Redirecting the Comparison Energy Into Something Useful
The urge to compare doesn’t go away. But it can be redirected into something productive.
When you feel the pull to look at what other founders are doing, use that impulse as a trigger to look at your own analytics for five minutes instead. Open your customer feedback file and re-read three conversations. Check what your most active user did in the last week. You’re using the same measurement impulse, but pointing it at useful data.
This isn’t suppression — it’s replacement. After a few weeks of this habit, the pattern starts to shift. The comparison impulse still fires, but it routes somewhere useful.
Curate your information environment deliberately. Unfollow or mute accounts that consistently make you feel behind. Not because those people are doing anything wrong, but because the comparison isn’t serving you. Follow people who share what’s actually hard, who write about the confusion and the slow periods. That content normalizes the experience you’re actually having.

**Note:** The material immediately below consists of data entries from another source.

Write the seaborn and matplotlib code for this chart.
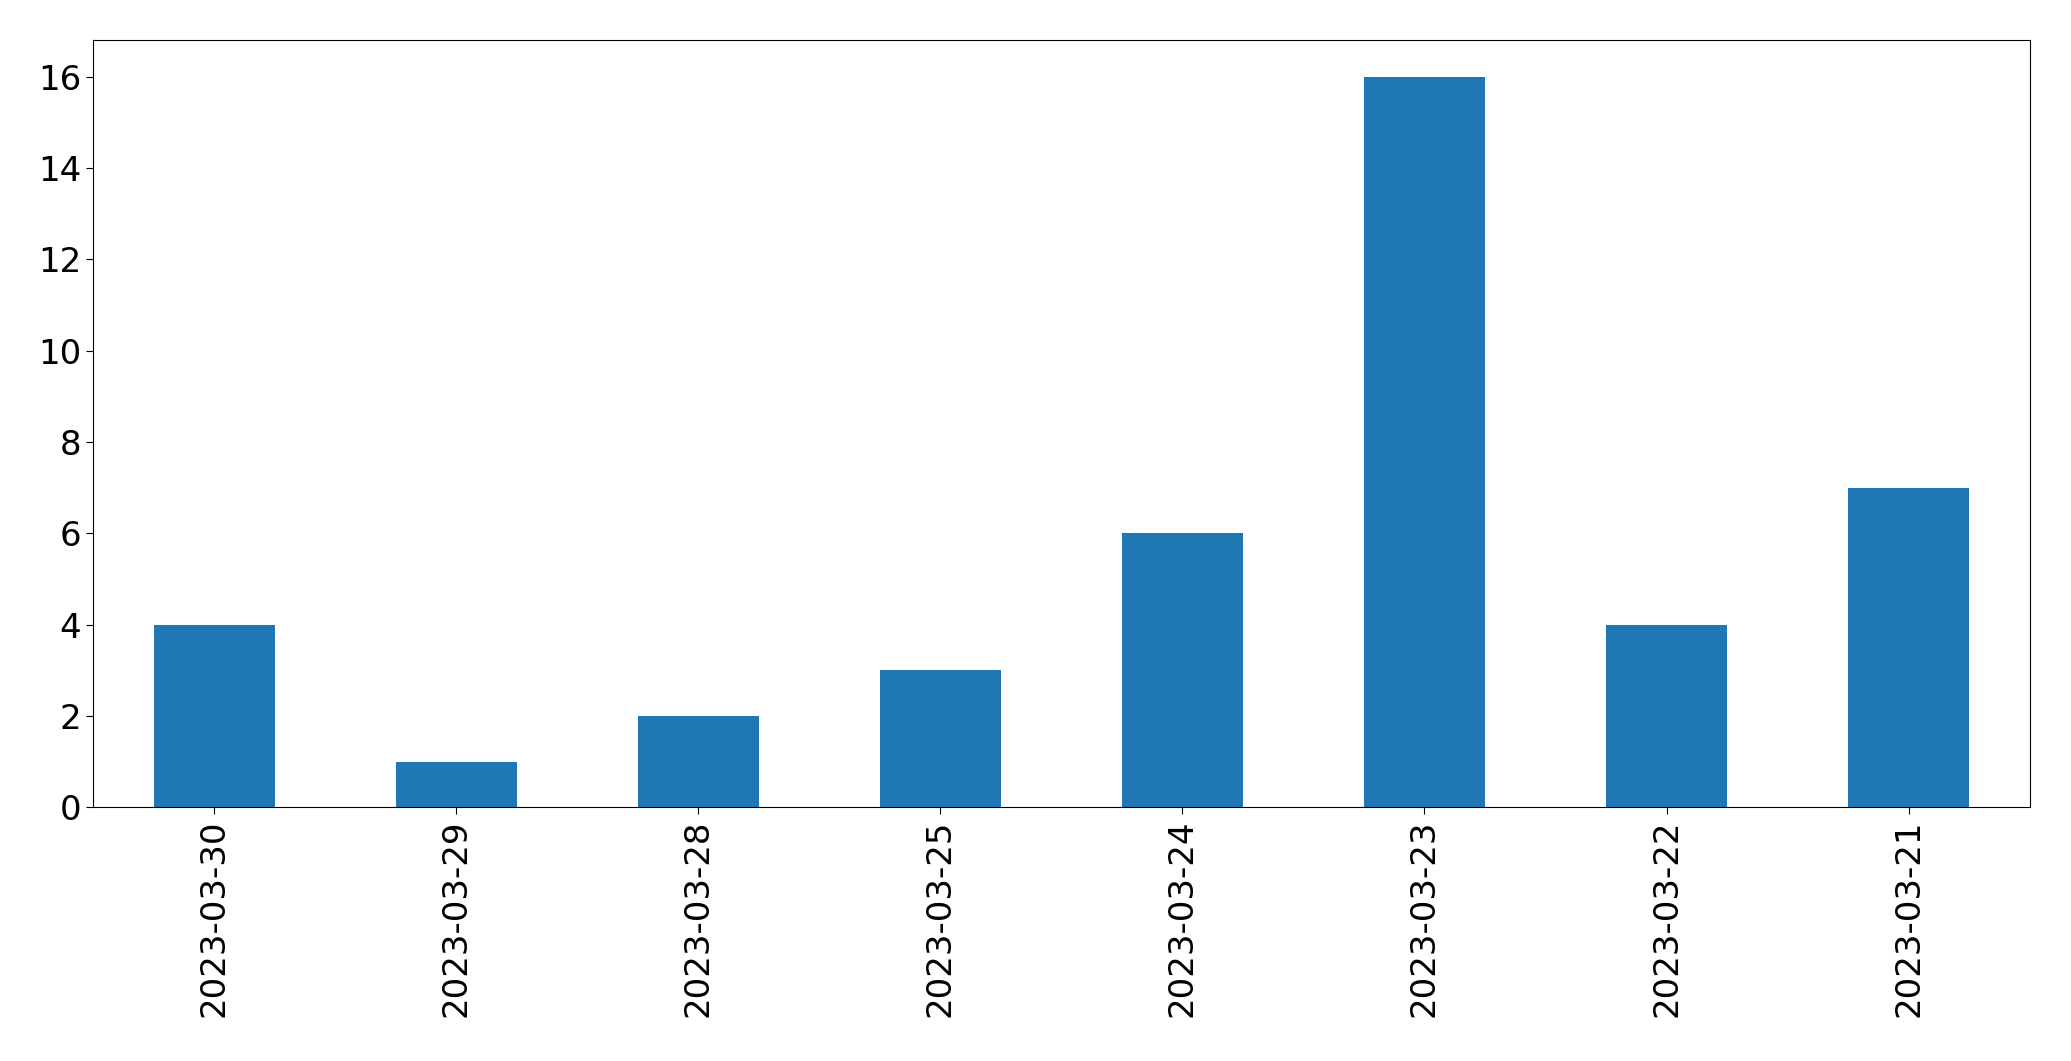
import matplotlib
matplotlib.use("Agg")
import matplotlib.pyplot as plt
import seaborn as sns
import pandas as pd

dates = ["2023-03-30", "2023-03-29", "2023-03-28", "2023-03-25",
         "2023-03-24", "2023-03-23", "2023-03-22", "2023-03-21"]
counts = [4, 1, 2, 3, 6, 16, 4, 7]

df = pd.DataFrame({"date": dates, "count": counts})

fig = plt.figure(figsize=(20.71, 10.61), dpi=100)
ax = fig.add_axes([0.045, 0.239, 0.935, 0.723])
sns.barplot(data=df, x="date", y="count", order=dates, color="#1f77b4",
            saturation=1, width=0.5, ax=ax)
ax.set_xlim(-0.5, len(dates) - 0.5)
ax.set_ylim(0, max(counts) * 1.05)
ax.set_xlabel("")
ax.set_ylabel("")
ax.tick_params(axis="both", labelsize=24.5, length=5)
plt.setp(ax.get_xticklabels(), rotation=90)
fig.savefig("out.png", dpi=100)
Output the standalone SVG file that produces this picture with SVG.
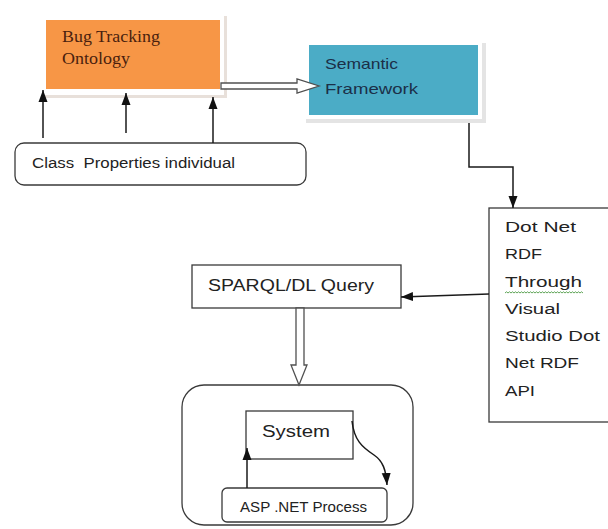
<svg xmlns="http://www.w3.org/2000/svg" width="608" height="529" viewBox="0 0 608 529">
<style>
.box{fill:#ffffff;stroke:#3a3a3a;stroke-width:1.3}
.conn{fill:none;stroke:#1a1a1a;stroke-width:1.5}
.hollow{fill:#ffffff;stroke:#505050;stroke-width:1.3;stroke-linejoin:miter}
.sans{font-family:"Liberation Sans","Open Sans",Arial,sans-serif;fill:#222222}
.serif{font-family:"Liberation Serif","Times New Roman",serif;fill:#4a1f0e;font-size:17px}
</style>
<defs>
<marker id="ah" markerUnits="userSpaceOnUse" markerWidth="13" markerHeight="13" viewBox="0 0 13 13" refX="12" refY="6.5" orient="auto">
<path d="M0,2 L12,6.5 L0,11 Z" fill="#111111"/>
</marker>
</defs>
<rect width="608" height="529" fill="#ffffff"/>

<g id="bug-tracking-ontology">
<rect x="41" y="16" width="186" height="82" fill="#e8e0da"/>
<rect x="40" y="15" width="184" height="80" fill="#ffffff"/>
<rect x="46" y="20" width="174" height="69" fill="#f79646"/>
<text class="serif" x="62" y="42" textLength="98" lengthAdjust="spacingAndGlyphs">Bug Tracking</text>
<text class="serif" x="62" y="64" textLength="68" lengthAdjust="spacingAndGlyphs">Ontology</text>
</g>

<g id="semantic-framework">
<rect x="306" y="43" width="180" height="80" fill="#e4e4e4"/>
<rect x="305" y="42" width="177" height="77" fill="#ffffff"/>
<rect x="309" y="45" width="169" height="70" fill="#4bacc6"/>
<text class="sans" x="325" y="69" font-size="15" style="fill:#1b2f48" textLength="73" lengthAdjust="spacingAndGlyphs">Semantic</text>
<text class="sans" x="325" y="94" font-size="15" style="fill:#1b2f48" textLength="93" lengthAdjust="spacingAndGlyphs">Framework</text>
</g>

<g id="class-properties">
<rect class="box" x="15" y="143" width="291" height="42" rx="9" ry="9"/>
<text class="sans" x="32" y="168" font-size="14" style="white-space:pre" xml:space="preserve" textLength="203" lengthAdjust="spacingAndGlyphs">Class  Properties individual</text>
</g>

<g id="dotnet-rdf">
<rect class="box" x="489" y="208" width="125" height="214"/>
<text class="sans" x="505" y="232" font-size="15.5" textLength="71" lengthAdjust="spacingAndGlyphs">Dot Net</text>
<text class="sans" x="505" y="259" font-size="15.5" textLength="37" lengthAdjust="spacingAndGlyphs">RDF</text>
<text class="sans" x="505" y="287" font-size="15.5" textLength="77" lengthAdjust="spacingAndGlyphs">Through</text>
<path d="M505,293 l1.5,-1.2 1.5,1.2 1.5,-1.2 1.5,1.2 1.5,-1.2 1.5,1.2 1.5,-1.2 1.5,1.2 1.5,-1.2 1.5,1.2 1.5,-1.2 1.5,1.2 1.5,-1.2 1.5,1.2 1.5,-1.2 1.5,1.2 1.5,-1.2 1.5,1.2 1.5,-1.2 1.5,1.2 1.5,-1.2 1.5,1.2 1.5,-1.2 1.5,1.2 1.5,-1.2 1.5,1.2 1.5,-1.2 1.5,1.2 1.5,-1.2 1.5,1.2 1.5,-1.2 1.5,1.2 1.5,-1.2 1.5,1.2 1.5,-1.2 1.5,1.2 1.5,-1.2 1.5,1.2 1.5,-1.2 1.5,1.2 1.5,-1.2 1.5,1.2 1.5,-1.2 1.5,1.2 1.5,-1.2 1.5,1.2 1.5,-1.2 1.5,1.2 1.5,-1.2 1.5,1.2 1.5,-1.2 1.5,1.2" fill="none" stroke="#4e9a45" stroke-width="0.9"/>
<text class="sans" x="505" y="314" font-size="15.5" textLength="55" lengthAdjust="spacingAndGlyphs">Visual</text>
<text class="sans" x="505" y="341" font-size="15.5" textLength="95" lengthAdjust="spacingAndGlyphs">Studio Dot</text>
<text class="sans" x="505" y="368" font-size="15.5" textLength="74" lengthAdjust="spacingAndGlyphs">Net RDF</text>
<text class="sans" x="505" y="396" font-size="15.5" textLength="30" lengthAdjust="spacingAndGlyphs">API</text>
</g>

<g id="sparql-query">
<rect class="box" x="192" y="265" width="209" height="43"/>
<text class="sans" x="208" y="291" font-size="16" textLength="166" lengthAdjust="spacingAndGlyphs">SPARQL/DL Query</text>
</g>

<g id="container">
<rect class="box" x="182" y="385" width="231" height="140" rx="22" ry="22"/>
</g>

<g id="system">
<rect class="box" x="246" y="411" width="107" height="48"/>
<text class="sans" x="262" y="437" font-size="16" textLength="68" lengthAdjust="spacingAndGlyphs">System</text>
</g>

<g id="aspnet-process">
<rect class="box" x="222" y="488" width="165" height="34" rx="5" ry="5"/>
<text class="sans" x="240" y="512" font-size="15" textLength="127" lengthAdjust="spacingAndGlyphs">ASP .NET Process</text>
</g>

<g id="connectors">
<line class="conn" x1="43" y1="138" x2="43" y2="90" marker-end="url(#ah)"/>
<line class="conn" x1="126" y1="133" x2="126" y2="93" marker-end="url(#ah)"/>
<line class="conn" x1="213" y1="143" x2="213" y2="97" marker-end="url(#ah)"/>
<polygon class="hollow" points="221,83 297,83 297,79 319,86 297,93 297,89 221,89"/>
<polyline class="conn" points="469,123 469,167 513,167 513,208" marker-end="url(#ah)"/>
<line class="conn" x1="489" y1="294" x2="401" y2="297" marker-end="url(#ah)"/>
<polygon class="hollow" points="296,308 304,308 304,365 307,365 299,385 291,365 296,365"/>
<line class="conn" x1="247" y1="488" x2="247" y2="448" marker-end="url(#ah)"/>
<path class="conn" d="M352,421 C354,440 362,447 374,455 C383,461 386,470 387,485" marker-end="url(#ah)"/>
</g>
</svg>
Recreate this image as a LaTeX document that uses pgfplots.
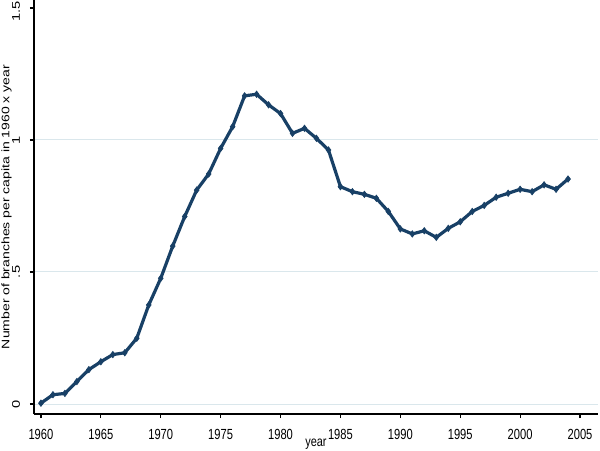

If you’re genuinely stuck and unmotivated — not just distracted by comparison but actually unable to get moving — the piece on how to stay motivated when nothing is working has practical tactics for that specific situation. Comparison often triggers a motivation crisis, and they’re worth addressing separately.
The Struggling Entrepreneur newsletter covers this weekly — the comparison traps, the tactics for staying in your own lane, and the mindset patterns that actually hold up over a multi-year build.
The people who build something durable are usually the ones who develop an unusual ability to ignore what everyone else is doing and stay focused on their own situation. That’s not because they’re naturally incurious. It’s because they figured out that borrowed context is mostly noise.
Your chapter one is not someone else’s chapter twenty. Judge yourself by your own timeline.